Yes. So, I think, in terms of rate expectation, as you look over what we've been closing more recently, the yields have been, at least, this is for the portfolio in general have been, at least, that the average yield that we show as the portfolio levels. And I think that’s right that typically companies that would fit under the small business or small enterprise definition could have slightly higher yields.

The portfolio that's in there currently is about on average of what we have as a portfolio in total. But I think that that’s right. It could be slightly higher in the SBIC in terms of yields, and maybe a better way to say it is overall, we think that the yield that we have is a portfolio that's likely to stay, is to be stable, and it could be slightly higher.

Robert Dodd – Raymond James & Associates, Inc.

Okay. Thank you very much.

Robert Ladd

Thank you, Rob.

Operator

(Operator Instructions) Question from Greg Mason with KBW.

Greg Mason – Keefe, Bruyette & Woods, Inc.

Great. Good morning, everyone. First, since the SBIC is kind of the growth capital here for your business, what percentage of your forward pipeline can fit into that even if not exact percentage, how is that splitting into the SBIC?

Robert Ladd

Sure. And I think, Greg, it may be a better way to describe it is that for us it would be – more predictive would be that of the direct originations we've had kind of like today at SBIC or SCMs ticker symbol. Roughly 40% of what we've been doing would fit, now this is before we have the license.

So, I would say, 30% to 50% of what we're looking at can fit and the pipeline that we're looking at there are certainly number of deals that do fit. So an odd [ph] matter, perhaps, which one is close. So I think beginning of this week certainly are seeing opportunities that will fit into SBIC.

Greg Mason – Keefe, Bruyette & Woods, Inc.

Okay, great. And as – talk about one of your goals is covering a dividend, I think, last quarter, the – with the fee waiver stopping this year, you talked about that you would kind of consider the year on a full basis and potentially ways, these aren’t necessary to cover the dividend. Just curious if your thoughts have changed any, as you’ve seen some of the developments this quarter?

Robert Ladd

Yes, so no change in our approach with respect to the incentive fee. The one thing I may have mentioned before is, we think it’s reasonable to include realized gains in that calculation, because those typically for us are along we paid off or pays off early that otherwise would have been interest income above the one. But with that footnote, we expect you to maintain that approach. And as an example, for the first quarter, although we were entitled to 887, we paid ourselves 475.

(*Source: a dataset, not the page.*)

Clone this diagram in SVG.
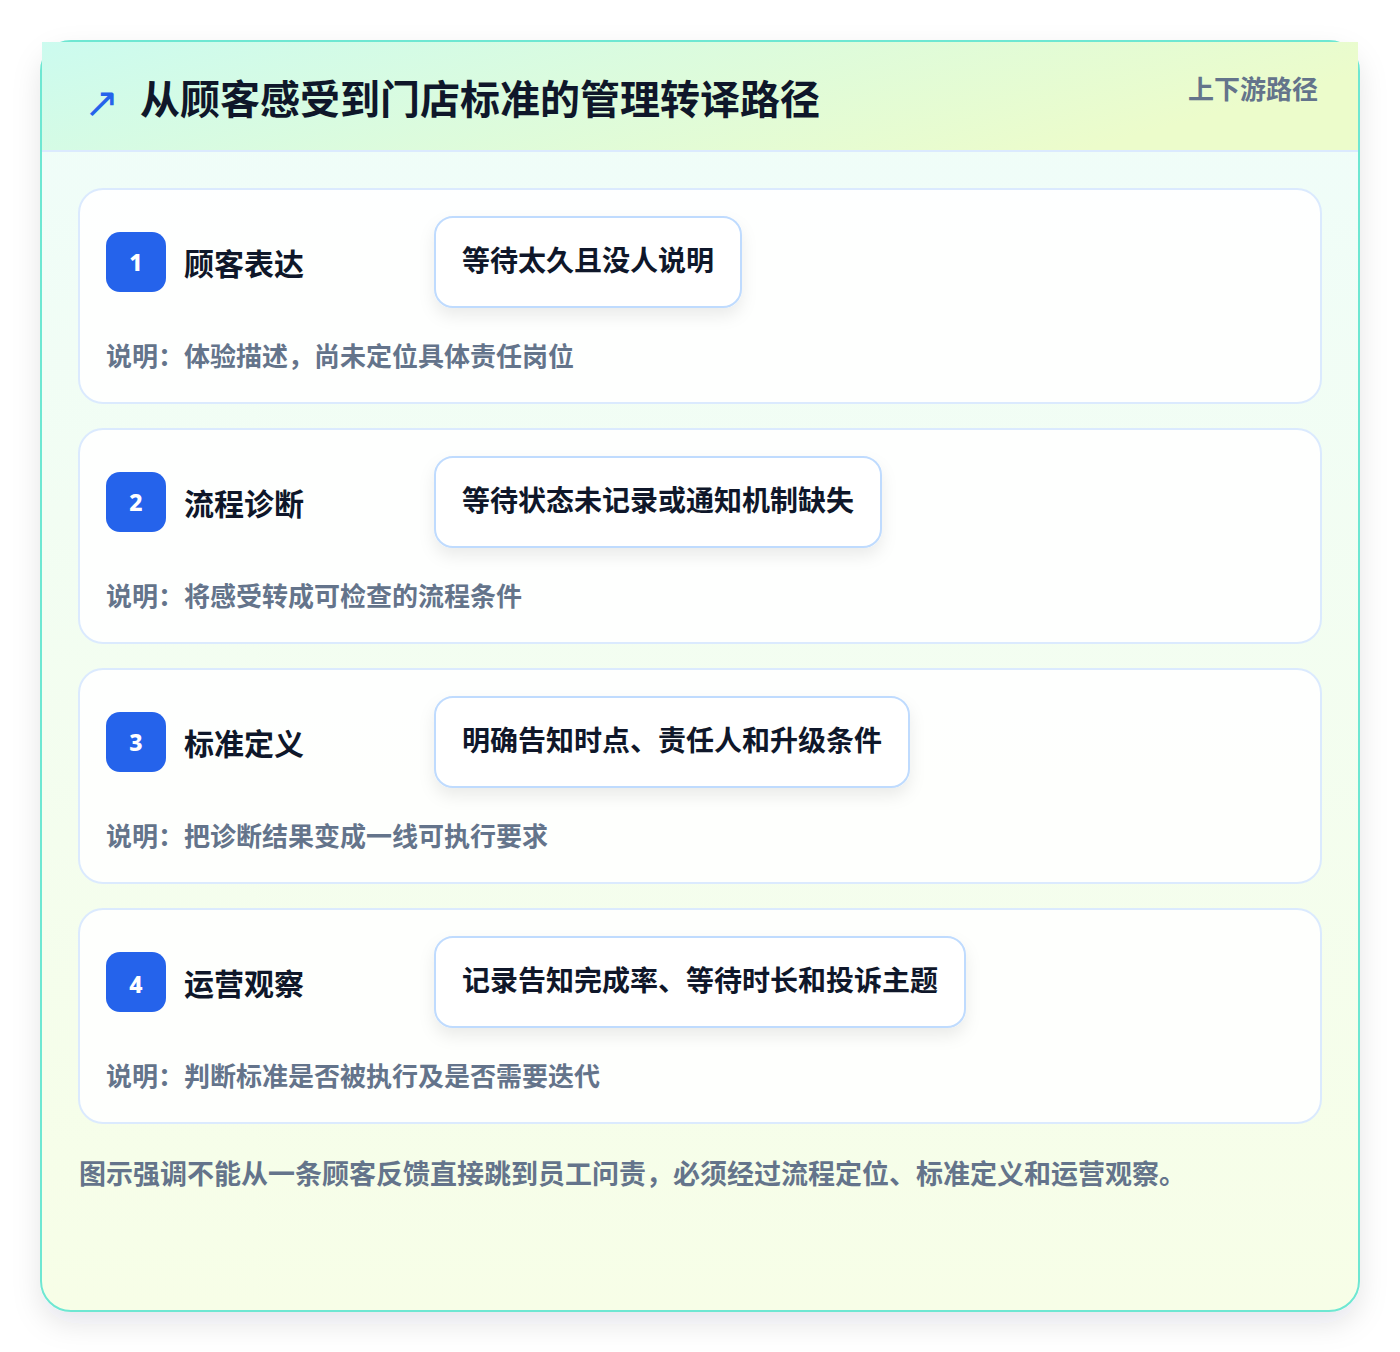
<svg xmlns="http://www.w3.org/2000/svg" width="1400" height="1352" viewBox="0 0 1400 1352">
<defs>
<linearGradient id="hdr" x1="0" y1="0" x2="1" y2="0.3">
<stop offset="0" stop-color="#ccfbef"/>
<stop offset="1" stop-color="#ecfccb"/>
</linearGradient>
<linearGradient id="body" x1="0" y1="0" x2="0" y2="1">
<stop offset="0" stop-color="#effdfa"/>
<stop offset="1" stop-color="#f7fee7"/>
</linearGradient>
<filter id="cardShadow" x="-10%" y="-10%" width="120%" height="120%">
<feDropShadow dx="0" dy="12" stdDeviation="14" flood-color="#0f172a" flood-opacity="0.10"/>
</filter>
<filter id="pillShadow" x="-20%" y="-30%" width="140%" height="170%">
<feDropShadow dx="0" dy="8" stdDeviation="8" flood-color="#0f172a" flood-opacity="0.08"/>
</filter>
<style>
.t{font-family:"Noto Sans CJK SC","Noto Sans",sans-serif;font-weight:700}
.title{font-size:40px;fill:#0f172a}
.tag{font-size:26px;fill:#64748b}
.step{fill:#ffffff;fill-opacity:0.88;stroke:#dbeafe;stroke-width:2}
.badge{fill:#2563eb}
.num{font-size:23px;fill:#ffffff;font-family:"Noto Sans","DejaVu Sans",sans-serif;font-weight:800}
.label{font-size:30px;fill:#0f172a}
.pill{fill:#ffffff;stroke:#bfdbfe;stroke-width:2}
.ptxt{font-size:28px;fill:#0f172a}
.desc{font-size:26px;fill:#64748b}
.foot{font-size:27px;fill:#64748b}
</style>
</defs>
<rect width="1400" height="1352" fill="#ffffff"/>
<g id="frame">
<rect x="41" y="41" width="1318" height="1270" rx="30" fill="url(#body)" stroke="#6ee7d2" stroke-width="2" filter="url(#cardShadow)"/>
<rect x="42" y="42" width="1316" height="109" fill="url(#hdr)"/>
<line x1="42" y1="151" x2="1358" y2="151" stroke="#dbeafe" stroke-width="2"/>
</g>
<g id="header">
<text x="84" y="117" font-family="'DejaVu Sans',sans-serif" font-size="42" fill="#2563eb">↗</text>
<text class="t title" x="140" y="114">从顾客感受到门店标准的管理转译路径</text>
<text class="t tag" x="1318" y="99" text-anchor="end">上下游路径</text>
</g>
<g id="connectors"></g>
<g id="step1">
<rect class="step" x="79" y="189" width="1242" height="214" rx="24"/>
<rect class="badge" x="106" y="232" width="60" height="60" rx="14"/>
<text class="num" x="136" y="271" text-anchor="middle">1</text>
<text class="t label" x="184" y="275">顾客表达</text>
<rect class="pill" x="435" y="217" width="306" height="90" rx="18" filter="url(#pillShadow)"/>
<text class="t ptxt" x="462" y="271">等待太久且没人说明</text>
<text class="t desc" x="106" y="366">说明：体验描述，尚未定位具体责任岗位</text>
</g>
<g id="step2">
<rect class="step" x="79" y="429" width="1242" height="214" rx="24"/>
<rect class="badge" x="106" y="472" width="60" height="60" rx="14"/>
<text class="num" x="136" y="511" text-anchor="middle">2</text>
<text class="t label" x="184" y="515">流程诊断</text>
<rect class="pill" x="435" y="457" width="446" height="90" rx="18" filter="url(#pillShadow)"/>
<text class="t ptxt" x="462" y="511">等待状态未记录或通知机制缺失</text>
<text class="t desc" x="106" y="606">说明：将感受转成可检查的流程条件</text>
</g>
<g id="step3">
<rect class="step" x="79" y="669" width="1242" height="214" rx="24"/>
<rect class="badge" x="106" y="712" width="60" height="60" rx="14"/>
<text class="num" x="136" y="751" text-anchor="middle">3</text>
<text class="t label" x="184" y="755">标准定义</text>
<rect class="pill" x="435" y="697" width="474" height="90" rx="18" filter="url(#pillShadow)"/>
<text class="t ptxt" x="462" y="751">明确告知时点、责任人和升级条件</text>
<text class="t desc" x="106" y="846">说明：把诊断结果变成一线可执行要求</text>
</g>
<g id="step4">
<rect class="step" x="79" y="909" width="1242" height="214" rx="24"/>
<rect class="badge" x="106" y="952" width="60" height="60" rx="14"/>
<text class="num" x="136" y="993" text-anchor="middle">4</text>
<text class="t label" x="184" y="995">运营观察</text>
<rect class="pill" x="435" y="937" width="530" height="90" rx="18" filter="url(#pillShadow)"/>
<text class="t ptxt" x="462" y="991">记录告知完成率、等待时长和投诉主题</text>
<text class="t desc" x="106" y="1086">说明：判断标准是否被执行及是否需要迭代</text>
</g>
<g id="footer">
<text class="t foot" x="79" y="1184">图示强调不能从一条顾客反馈直接跳到员工问责，必须经过流程定位、标准定义和运营观察。</text>
</g>
</svg>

Greg Mason – Keefe, Bruyette & Woods, Inc.

Got it, great. That does it. Thank you.

Robert Ladd

Okay. Thank you, Greg.

Operator

(Operator Instructions) And at this time, we have no further questions.

Robert Ladd

Okay. Thank you, Joe. We'll wrap up the call and, again, thank you, everyone, for being on the call. We'll look forward to speaking with you in about 90 days.

Operator

That concludes today's conference. We thank you for your participation.